Alimentando-se sem degustar, há os antílopes que caçou em “Tintim no Congo”, o frango, que Milou roubou do trem em “A ilha negra”, o pão e o vinho que surrupiou de um posto de fronteira, em “O cetro de Otokar”. Aliás, só o pão: o autor manteve a castidade do personagem estilhaçando a garrafa com um tiro providencial.
Outro tiro providencial está na capa de “O caranguejo das tenazes de ouro”, quebrando a garrafa de uísque do Capitão Haddock, que apareceria nesse episódio, pela primeira vez, como um bêbado de clichê. No mesmo livro, um “bourgogne vieux” é visto como uma miragem no deserto. Mas o autor via à forra e, mais à frente, os bandidos metralham uma adega inteira.
No mesmo livro, outro tiro, esse de um dos berberes no deserto, estraçalha uma garrafa de uísque e desperta a ira do capitão. Caberá a Milu destruir uma cristaleira inteira, nas primeiras páginas de “As sete bolas de cristal”. E à trapalhada de um dos detetives Dupondt, arruinar uma garrafa de conhaque três estrelas, em “O segredo do Licorne” – essa cena foi fuzilada do filme.
Hergé adora destruir bebidas, seus copos e garrafas: elas estilhaçam em O caso Girassol, são apedrejadas em “Tintim no Tibete”, são reviradas (duas vezes, uma delas uma garrafa de Haig) em “O país do ouro negro”, ejetadas em “As jóias da Castafiore”, proibidas em “Vôo 714 para Sydney” e ainda cuspidas em Tintim e os Pícaros – neste último episódio da série, o Professor Girassol descobre a cura do alcoolismo.

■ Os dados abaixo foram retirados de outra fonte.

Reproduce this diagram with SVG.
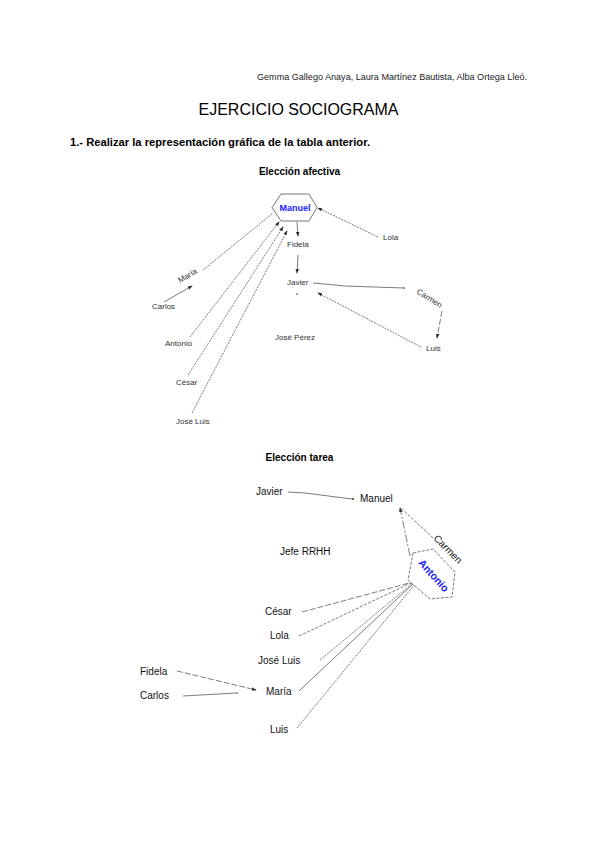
<svg xmlns="http://www.w3.org/2000/svg" width="600" height="848" viewBox="0 0 600 848">
<style>
text{font-family:"Liberation Sans",Arial,sans-serif;}
.t{font-size:8px;fill:#333;}
.b{font-size:10px;fill:#111;}
.h{font-weight:bold;fill:#000;}
.n{font-weight:bold;fill:#1a1aff;}
.hex{fill:#fff;stroke:#555;stroke-width:0.8;}
.c{fill:none;stroke:#444;stroke-width:0.7;}
.d1{stroke-dasharray:3 1.5;}
.d2{stroke-dasharray:6 2;}
.d3{stroke-dasharray:2 1;}
.d4{stroke-dasharray:8 2 2 2;}
</style>
<defs>
<marker id="ah" viewBox="0 0 6 6" refX="5" refY="3" markerWidth="5" markerHeight="5" orient="auto" markerUnits="userSpaceOnUse">
<path d="M0,0.8 L6,3 L0,5.2 Z" fill="#333"/>
</marker>
</defs>
<rect width="600" height="848" fill="#fff"/>
<text x="257" y="80" font-size="8.5" fill="#222" textLength="270" lengthAdjust="spacingAndGlyphs">Gemma Gallego Anaya, Laura Martínez Bautista, Alba Ortega Lleó.</text>
<text x="298.5" y="115" font-size="16" text-anchor="middle" fill="#000">EJERCICIO SOCIOGRAMA</text>
<text x="70" y="146" font-size="10.5" class="h" textLength="300" lengthAdjust="spacingAndGlyphs">1.- Realizar la representación gráfica de la tabla anterior.</text>
<text x="299.5" y="175" font-size="10" class="h" text-anchor="middle">Elección afectiva</text>
<text x="299.5" y="461" font-size="10" class="h" text-anchor="middle">Elección tarea</text>

<g id="connectors">
<line class="c" x1="297" y1="222" x2="298" y2="236" marker-end="url(#ah)"/>
<line class="c" x1="298" y1="255" x2="297" y2="273" marker-end="url(#ah)"/>
<line class="c d3" x1="378" y1="237" x2="318" y2="208" marker-end="url(#ah)"/>
<line class="c d3" x1="203" y1="270" x2="273" y2="213"/>
<line class="c" x1="164" y1="302" x2="192" y2="286" marker-end="url(#ah)"/>
<line class="c d3" x1="190" y1="337" x2="279" y2="222" marker-end="url(#ah)"/>
<line class="c d3" x1="188" y1="375" x2="283" y2="227" marker-end="url(#ah)"/>
<line class="c d3" x1="192" y1="413" x2="287" y2="231" marker-end="url(#ah)"/>
<path class="c" d="M313,283 L345,286 L404,288"/>
<circle cx="404" cy="288" r="0.8" fill="#333"/>
<line class="c d2" x1="442" y1="311" x2="437" y2="338" marker-end="url(#ah)"/>
<line class="c d3" x1="421" y1="347" x2="318" y2="293" marker-end="url(#ah)"/>
<circle cx="297" cy="294" r="0.8" fill="#333"/>
<path class="c" d="M288,492 L305,493 L352,499"/>
<circle cx="353" cy="499" r="1" fill="#333"/>
<line class="c d4" x1="410" y1="556" x2="400" y2="508" marker-end="url(#ah)"/>
<line class="c d1" x1="433" y1="538" x2="400" y2="507"/>
<line class="c d2" x1="302" y1="612" x2="413" y2="582"/>
<line class="c d1" x1="299" y1="636" x2="413" y2="582"/>
<line class="c d3" x1="320" y1="660" x2="413" y2="583"/>
<line class="c" x1="299" y1="691" x2="414" y2="583"/>
<line class="c d3" x1="297" y1="728" x2="415" y2="584"/>
<circle cx="414" cy="582" r="1.5" fill="#000"/>
<line class="c d2" x1="177" y1="671" x2="256" y2="690" marker-end="url(#ah)"/>
<line class="c" x1="183" y1="696" x2="236" y2="693"/>
<circle cx="237" cy="693" r="0.8" fill="#333"/>
</g>

<g id="manuel-a">
<polygon class="hex" points="272,207.5 281,194 309,194 317,207.5 309,221 281,221"/>
<text x="295" y="211" font-size="9" class="n" text-anchor="middle">Manuel</text>
</g>
<g id="fidela-a"><text x="287" y="247" class="t">Fidela</text></g>
<g id="lola-a"><text x="383" y="240" class="t">Lola</text></g>
<g id="maria-a"><text x="0" y="0" class="t" transform="translate(180,283) rotate(-30)">María</text></g>
<g id="carlos-a"><text x="152" y="309" class="t">Carlos</text></g>
<g id="javier-a"><text x="287" y="285" class="t">Javier</text></g>
<g id="carmen-a"><text x="0" y="0" class="t" transform="translate(416,293) rotate(32)">Carmen</text></g>
<g id="luis-a"><text x="426" y="351" class="t">Luis</text></g>
<g id="antonio-a"><text x="165" y="346" class="t">Antonio</text></g>
<g id="joseperez-a"><text x="275" y="340" class="t">José Pérez</text></g>
<g id="cesar-a"><text x="176" y="385" class="t">César</text></g>
<g id="joseluis-a"><text x="176" y="424" class="t">José Luis</text></g>

<g id="javier-b"><text x="256" y="495" class="b">Javier</text></g>
<g id="manuel-b"><text x="360" y="502" class="b">Manuel</text></g>
<g id="jefe-b"><text x="280" y="555" class="b">Jefe RRHH</text></g>
<g id="carmen-b"><text x="0" y="0" class="b" transform="translate(433,539) rotate(45)">Carmen</text></g>
<g id="antonio-b">
<polygon class="hex d1" points="413,553 433,549 455,572 452,597 430,599 408,580"/>
<text x="0" y="0" font-size="10.5" class="n" text-anchor="middle" transform="translate(431,578) rotate(48)">Antonio</text>
</g>
<g id="cesar-b"><text x="265" y="615" class="b">César</text></g>
<g id="lola-b"><text x="270" y="639" class="b">Lola</text></g>
<g id="joseluis-b"><text x="258" y="664" class="b">José Luis</text></g>
<g id="fidela-b"><text x="140" y="675" class="b">Fidela</text></g>
<g id="carlos-b"><text x="140" y="699" class="b">Carlos</text></g>
<g id="maria-b"><text x="266" y="695" class="b">María</text></g>
<g id="luis-b"><text x="270" y="733" class="b">Luis</text></g>
</svg>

No filme, como em toda a sua trajetória, a culinária das Aventuras de Tintim é difícil de engolir. Vale mais a pena optar pelos biscoitos da Delacre ou pelo cardápio do restaurante do museu, esse sim, um alimento para os olhos.
Sensacional!
Adorei encontrar referencias ao Tintim com os comes e bebes para meu filho Bernardo que é um leitor de todas as histórias da criação genial de Hergé e vou passar para ele, com 9 anos, essas novas estórias. Parfait!
Excelente, Pedro, aliás eu digo mais: excelente!